Il presidente serbo, Ivica Dacic, non ha usato mezzi termini nell’invitare i suoi connazionali residenti a Kosovska Mitrovica a recarsi alle urne il prossimo 17 novembre, incoraggiandoli a non cedere alle intimidazioni degli uomini armati e a volto coperto che il 3 novembre scorso, giorno delle elezioni poi annullate, hanno assaltato e distrutto le urne, minacciando in seguito i cittadini serbi e intimando loro di non andare a votare.
Secondo Dacic, se la minoranza serba, che a Mitrovica nord costituisce la gran parte della popolazione, non si recherà ai seggi, consentendo ad un sindaco albanese di andare al potere, questo “distruggerebbe il concetto stesso di Comunità delle municipalità serbe” che, secondo i progetti, sarebbero una decina e garantirebbero i diritti delle etnie minoritarie residenti nella regione.

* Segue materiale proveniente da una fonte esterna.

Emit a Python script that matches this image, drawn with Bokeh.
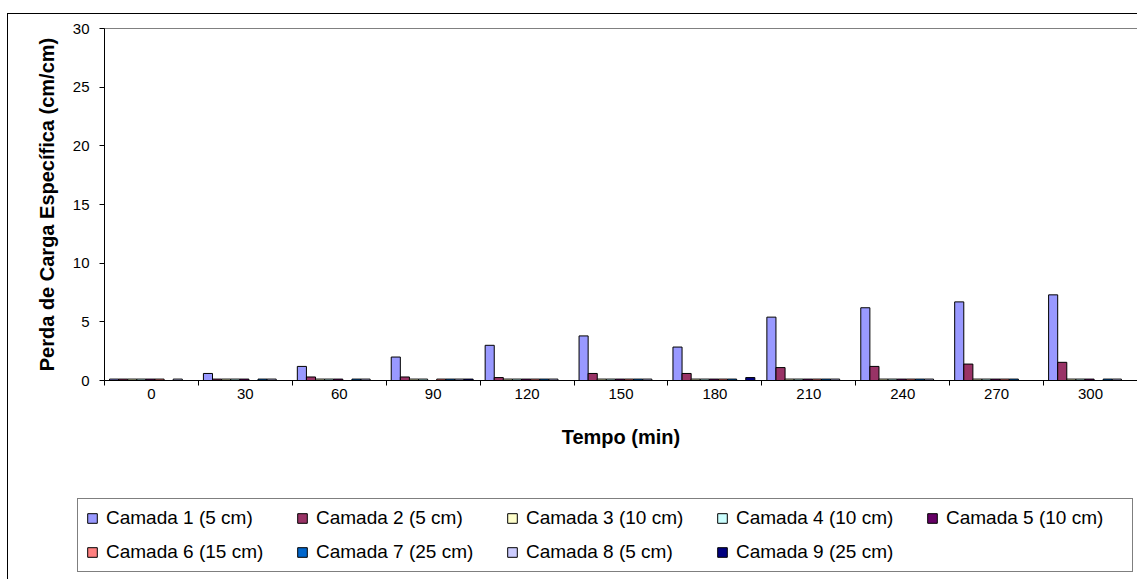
from bokeh.plotting import figure
from bokeh.layouts import column
from bokeh.models import ColumnDataSource, FixedTicker, Legend, LegendItem, Range1d
from bokeh.transform import dodge
from bokeh.embed import file_html
from bokeh.resources import INLINE

# ---- data ----
tempo = [0, 30, 60, 90, 120, 150, 180, 210, 240, 270, 300]
y_ticks = [0, 5, 10, 15, 20, 25, 30]

camada_1 = [0.12, 0.6, 1.2, 2.0, 3.0, 3.8, 2.85, 5.4, 6.2, 6.7, 7.3]
camada_2 = [0.12, 0.12, 0.3, 0.3, 0.25, 0.6, 0.6, 1.1, 1.2, 1.4, 1.55]
camada_3 = [0.12, 0.12, 0.12, 0.12, 0.12, 0.12, 0.12, 0.12, 0.12, 0.12, 0.12]
camada_4 = [0.12, 0.12, 0.12, 0.12, 0.12, 0.12, 0.12, 0.12, 0.12, 0.12, 0.12]
camada_5 = [0.12, 0.12, 0.12, 0.0, 0.12, 0.12, 0.12, 0.12, 0.12, 0.12, 0.12]
camada_6 = [0.12, 0.0, 0.0, 0.12, 0.12, 0.12, 0.12, 0.12, 0.12, 0.12, 0.0]
camada_7 = [0.0, 0.12, 0.12, 0.12, 0.12, 0.12, 0.12, 0.12, 0.12, 0.12, 0.12]
camada_8 = [0.12, 0.12, 0.12, 0.12, 0.12, 0.12, 0.0, 0.12, 0.12, 0.0, 0.12]
camada_9 = [0.0, 0.0, 0.0, 0.12, 0.0, 0.0, 0.25, 0.0, 0.0, 0.0, 0.0]

series_names = [
    "Camada 1 (5 cm)", "Camada 2 (5 cm)", "Camada 3 (10 cm)", "Camada 4 (10 cm)",
    "Camada 5 (10 cm)", "Camada 6 (15 cm)", "Camada 7 (25 cm)", "Camada 8 (5 cm)",
    "Camada 9 (25 cm)",
]
series_values = [camada_1, camada_2, camada_3, camada_4, camada_5,
                 camada_6, camada_7, camada_8, camada_9]
series_colors = ["#9999FF", "#993366", "#FFFFCC", "#CCFFFF", "#660066",
                 "#FF8080", "#0066CC", "#CCCCFF", "#000080"]

FONT = "Liberation Sans"

# ---------------- main chart ----------------
W = 1130
p = figure(width=W, height=466, output_backend="svg", toolbar_location=None, title=None,
           x_range=Range1d(-15, 315), y_range=Range1d(0, 30),
           min_border_left=96, min_border_right=1, min_border_top=14, min_border_bottom=100)
p.frame_align = False
p.styles = {"border-left": "1px solid black", "border-top": "1px solid black",
            "margin-left": "7px", "margin-top": "13px"}

p.background_fill_color = "white"
p.border_fill_color = "white"
p.outline_line_color = "#808080"
p.grid.visible = False

step = tempo[1] - tempo[0]
frame_px = 1033.0
cat_px = frame_px / len(tempo)
bar_px = 9.1
bw = step * bar_px / cat_px

sources = []
for j, (vals, col) in enumerate(zip(series_values, series_colors)):
    src = ColumnDataSource(dict(x=tempo, top=vals))
    sources.append(src)
    off = (bar_px * j - 37.4) * step / cat_px
    p.vbar(x=dodge("x", off, range=p.x_range), top="top", bottom=0, width=bw,
           source=src, fill_color=col, line_color="black", line_width=1)

# x axis
bounds = [t - step / 2 for t in tempo] + [tempo[-1] + step / 2]
xa = p.xaxis[0]
xa.ticker = FixedTicker(ticks=tempo, minor_ticks=bounds)
xa.major_tick_out = 0
xa.major_tick_in = 0
xa.minor_tick_out = 5
xa.minor_tick_in = 0
xa.minor_tick_line_color = "black"
xa.axis_line_color = "black"
xa.major_label_standoff = 3
xa.major_label_text_font = FONT
xa.major_label_text_font_size = "15px"
xa.major_label_text_color = "black"
xa.axis_label = "Tempo (min)"
xa.axis_label_text_font = FONT
xa.axis_label_text_font_size = "20px"
xa.axis_label_text_font_style = "bold"
xa.axis_label_text_color = "black"
xa.axis_label_standoff = 24

ya = p.yaxis[0]
ya.ticker = FixedTicker(ticks=y_ticks)
ya.major_tick_out = 5
ya.major_tick_in = 0
ya.minor_tick_out = 0
ya.minor_tick_in = 0
ya.axis_line_color = "black"
ya.major_tick_line_color = "black"
ya.major_label_standoff = 10
ya.major_label_text_font = FONT
ya.major_label_text_font_size = "15px"
ya.major_label_text_color = "black"
ya.axis_label = "Perda de Carga Específica (cm/cm)"
ya.axis_label_text_font = FONT
ya.axis_label_text_font_size = "20px"
ya.axis_label_text_font_style = "bold"
ya.axis_label_text_color = "black"
ya.axis_label_standoff = 12

# ---------------- legend strip ----------------
# the proxy bars of this strip lie entirely behind the opaque legend box
lg = figure(width=W, height=100, output_backend="svg", toolbar_location=None, title=None,
            x_range=Range1d(-40, 330), y_range=Range1d(-5, 20),
            x_axis_type=None, y_axis_type=None,
            min_border_left=0, min_border_right=0, min_border_top=0, min_border_bottom=0)
lg.frame_align = False
lg.styles = {"border-left": "1px solid black", "margin-left": "7px"}
lg.outline_line_color = None
lg.grid.visible = False
lg.background_fill_color = "white"
lg.border_fill_color = "white"

items = []
for name, src, col in zip(series_names, sources, series_colors):
    r = lg.vbar(x="x", top="top", bottom=0, width=bw, source=src,
                fill_color=col, line_color="black", line_width=1)
    items.append(LegendItem(label=name, renderers=[r]))

legend = Legend(items=items, location=(69, 7), orientation="horizontal", ncols=5,
                glyph_width=12, glyph_height=12, label_standoff=8, spacing=12,
                padding=8, label_width=178, label_height=20, margin=0,
                label_text_font=FONT, label_text_font_size="19px",
                label_text_color="black",
                border_line_color="black", border_line_width=1,
                background_fill_color="white", background_fill_alpha=1.0)
lg.add_layout(legend)

layout = column(p, lg, spacing=0)
open("out.html", "w").write(file_html(layout, INLINE))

Nella parte nord di Mitrovica hanno la loro sede tutte le istituzioni serbe riconosciute dal governo di Belgrado ma che Pristina si rifiuta di accettare; la road map che dovrebbe portare alla pacificazione ed allo stabilizzarsi dei rapporti tra la Serbia e lo stato secessionista del Kosovo prevede la creazione di queste Comunità, di cui Mitrovica nord ne sarebbe il centro amministrativo, ma il piano potrà essere realizzato solo nel caso in cui i serbi ottengano un sufficiente potere contrattuale che, appoggiati da Belgrado, li metta in una posizione di forza nei confronti del governo di Pristina, il quale attuerà ogni possibile sotterfugio per limitare le tutele di cui potrà godere la popolazione serba, soprattutto sapendo di godere dell’appoggio di Bruxelles, la quale ha tutto l’interesse ad ostacolare Belgrado.

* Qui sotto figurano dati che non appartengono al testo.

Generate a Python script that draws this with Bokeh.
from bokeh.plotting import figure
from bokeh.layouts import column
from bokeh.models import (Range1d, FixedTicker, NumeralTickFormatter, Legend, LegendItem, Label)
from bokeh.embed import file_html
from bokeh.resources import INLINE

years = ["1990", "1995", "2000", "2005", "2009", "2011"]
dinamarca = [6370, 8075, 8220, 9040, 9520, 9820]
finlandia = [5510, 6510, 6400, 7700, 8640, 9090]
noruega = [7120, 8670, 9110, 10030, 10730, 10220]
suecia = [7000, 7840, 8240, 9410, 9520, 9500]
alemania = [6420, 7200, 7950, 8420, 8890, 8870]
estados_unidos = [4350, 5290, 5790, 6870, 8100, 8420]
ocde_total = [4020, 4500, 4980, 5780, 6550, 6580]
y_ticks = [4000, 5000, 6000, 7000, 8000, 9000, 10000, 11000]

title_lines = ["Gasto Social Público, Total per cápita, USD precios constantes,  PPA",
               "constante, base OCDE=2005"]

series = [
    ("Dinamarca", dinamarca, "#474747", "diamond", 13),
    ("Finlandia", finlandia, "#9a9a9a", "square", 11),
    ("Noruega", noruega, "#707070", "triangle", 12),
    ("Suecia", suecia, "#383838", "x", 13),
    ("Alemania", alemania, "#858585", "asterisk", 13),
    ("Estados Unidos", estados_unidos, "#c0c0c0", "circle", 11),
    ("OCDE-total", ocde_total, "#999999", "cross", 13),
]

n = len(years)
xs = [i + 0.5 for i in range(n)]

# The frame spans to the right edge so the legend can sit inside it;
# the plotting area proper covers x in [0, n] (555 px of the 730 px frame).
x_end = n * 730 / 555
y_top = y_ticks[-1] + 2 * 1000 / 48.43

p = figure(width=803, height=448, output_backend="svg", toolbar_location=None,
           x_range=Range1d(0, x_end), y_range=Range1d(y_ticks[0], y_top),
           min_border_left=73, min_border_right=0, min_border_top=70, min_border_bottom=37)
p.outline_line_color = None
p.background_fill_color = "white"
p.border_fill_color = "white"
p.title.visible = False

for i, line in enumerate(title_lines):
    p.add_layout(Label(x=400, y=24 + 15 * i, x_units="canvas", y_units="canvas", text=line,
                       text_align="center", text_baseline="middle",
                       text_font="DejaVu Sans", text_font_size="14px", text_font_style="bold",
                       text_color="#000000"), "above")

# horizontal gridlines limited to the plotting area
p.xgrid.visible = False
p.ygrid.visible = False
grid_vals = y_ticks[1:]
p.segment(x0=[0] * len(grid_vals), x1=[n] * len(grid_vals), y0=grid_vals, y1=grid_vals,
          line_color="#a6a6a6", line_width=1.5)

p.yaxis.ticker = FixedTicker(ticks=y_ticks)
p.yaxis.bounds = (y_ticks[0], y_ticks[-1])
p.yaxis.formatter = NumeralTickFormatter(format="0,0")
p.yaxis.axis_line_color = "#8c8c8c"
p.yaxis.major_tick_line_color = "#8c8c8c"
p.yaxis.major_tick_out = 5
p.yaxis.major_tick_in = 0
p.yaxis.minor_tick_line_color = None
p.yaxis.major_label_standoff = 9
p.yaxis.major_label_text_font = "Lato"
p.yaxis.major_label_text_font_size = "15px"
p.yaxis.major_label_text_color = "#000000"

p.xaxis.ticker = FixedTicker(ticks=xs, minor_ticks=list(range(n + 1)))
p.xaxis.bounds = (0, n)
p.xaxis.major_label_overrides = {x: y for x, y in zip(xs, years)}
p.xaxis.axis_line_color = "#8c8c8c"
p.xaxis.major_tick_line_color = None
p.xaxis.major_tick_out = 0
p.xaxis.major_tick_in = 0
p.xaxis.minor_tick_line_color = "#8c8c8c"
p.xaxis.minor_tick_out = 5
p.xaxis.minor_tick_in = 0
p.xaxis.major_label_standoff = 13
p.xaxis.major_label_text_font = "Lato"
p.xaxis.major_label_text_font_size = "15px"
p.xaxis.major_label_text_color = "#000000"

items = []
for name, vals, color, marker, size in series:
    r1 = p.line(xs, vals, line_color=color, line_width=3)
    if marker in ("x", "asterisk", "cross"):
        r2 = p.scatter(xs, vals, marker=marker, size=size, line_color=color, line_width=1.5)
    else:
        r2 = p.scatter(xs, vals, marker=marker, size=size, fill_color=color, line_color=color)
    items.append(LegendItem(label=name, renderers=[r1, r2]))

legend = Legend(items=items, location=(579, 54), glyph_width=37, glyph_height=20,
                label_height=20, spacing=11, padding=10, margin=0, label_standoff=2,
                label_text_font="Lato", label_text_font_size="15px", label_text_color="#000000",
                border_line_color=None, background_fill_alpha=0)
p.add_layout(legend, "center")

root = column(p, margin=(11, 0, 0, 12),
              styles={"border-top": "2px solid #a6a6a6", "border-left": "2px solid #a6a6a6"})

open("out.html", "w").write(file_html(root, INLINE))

La Serbia è infatti lo stato più influente nell’area e, soprattutto, è una delle poche nazioni amiche di Mosca alle porte dell’Europa occidentale: l’Ue e la Nato hanno quindi spesso visto in Belgrado una minaccia per le loro politiche nella regione; un’area composta da stati deboli è infatti molto più controllabile ed i suoi governi più influenzabili dalle maggiori potenze del continente rispetto a quanto lo era una federazione forte come quella Jugoslava e a quanto lo è oggi uno stato come la Serbia, cosa che la rende oggi il principale obbiettivo del fuoco diplomatico europeo.

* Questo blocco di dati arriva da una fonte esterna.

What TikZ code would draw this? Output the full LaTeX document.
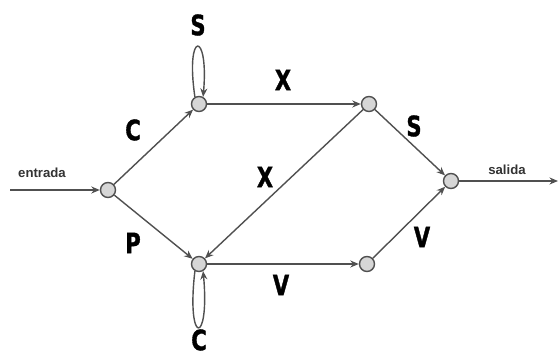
\documentclass[tikz,border=0pt]{standalone}
\usepackage{fontspec}
\setmainfont{Liberation Sans}
\newfontfamily\symfont{DejaVu Sans}[FakeStretch=0.75, BoldFeatures={FakeBold=1.2}]
\usetikzlibrary{
  positioning,
  arrows.meta
}
\definecolor{statecolor}{RGB}{214,214,214}
\definecolor{linecol}{RGB}{80,80,80}
\tikzset{
  state/.style={
    circle,
    draw=linecol,
    thick,
    fill=statecolor,
    minimum size=0.3cm,
    inner sep=0pt
  },
  arrow/.style={
    -{Stealth[length=1.7mm,width=1.4mm]},
    line width=0.8pt,
    color=linecol
  },
  symbol/.style={
    font=\symfont\bfseries\fontsize{16}{16}\selectfont,
    inner sep=0pt
  },
  iotext/.style={
    font=\bfseries\fontsize{7.5}{8}\selectfont,
    text=black!80,
    inner sep=0pt
  }
}

\begin{document}
\begin{tikzpicture}[x=0.02cm, y=-0.02cm]
  \useasboundingbox (0,0) rectangle (559,364);

  % States
  \node[state] (q0) at (108,190) {};
  \node[state] (q1) at (199,104) {};
  \node[state] (q2) at (199,264) {};
  \node[state] (q3) at (369,104) {};
  \node[state] (q4) at (451,181) {};
  \node[state] (q5) at (367,264) {};

  % Free ends
  \coordinate (in) at (10,190);
  \coordinate (out) at (558,181);

  % Transitions
  \draw[arrow] (in) -- (q0);
  \draw[arrow] (q0) -- (q1);
  \draw[arrow] (q0) -- (q2);
  \draw[arrow] (q1) -- (q3);
  \draw[arrow] (q3) -- (q2);
  \draw[arrow] (q3) -- (q4);
  \draw[arrow] (q2) -- (q5);
  \draw[arrow] (q5) -- (q4);
  \draw[arrow] (q4) -- (out);

  % Self loops
  \draw[arrow] (q1.120) .. controls (185,30) and (209,30) .. (q1.60);
  \draw[arrow] (q2.240) .. controls (186,346) and (210,346) .. (q2.300);

  % Symbols
  \node[symbol] (sTop) at (198,25) {S};
  \node[symbol] (cUp) at (133,130) {C};
  \node[symbol] (pLow) at (133,243) {P};
  \node[symbol] (xTop) at (283,80) {X};
  \node[symbol] (xMid) at (265,177) {X};
  \node[symbol] (sRight) at (414,126) {S};
  \node[symbol] (vLow) at (281,285) {V};
  \node[symbol] (vRight) at (422,237) {V};
  \node[symbol] (cBot) at (199,340) {C};

  % Input / output
  \node[iotext] (entrada) at (42,173) {entrada};
  \node[iotext] (salida) at (507,170) {salida};

\end{tikzpicture}
\end{document}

Nel caso il progetto kosovaro di escludere la componente serba dall’amministrazione del paese, anche dove questa costituisce la maggior parte della cittadinanza, dovesse andare in porto, grazie anche ad intimidazioni come quelle che hanno portato all’annullamento delle elezioni pochi giorni fa, lo scenario per le minoranze di etnia non albanese e religione non musulmana potrebbe tramutarsi in un incubo; il premier Dacic proprio per questo ha messo in guardia i suoi connazionali oltreconfine, paventando la possibilità di “conflitti, forse anche armati”, soprattutto dopo le violenze di cui già si sono dimostrati capaci i kosovari nei confronti di cristiani e minoranze etniche in generale: l’incendio di villaggi ed omicidi, a cui si è aggiunta la cancellazione dei simboli della cultura cristiana ortodossa con la distruzione di chiese e di cimiteri, il tutto con l’intento di creare un Kosovo puramente albanese e musulmano, di fatto continuando il percorso cominciato oltre un decennio fa dai terroristi dell’Uck, questa volta senza neanche il pericolo di un intervento militare che possa intralciare i piani.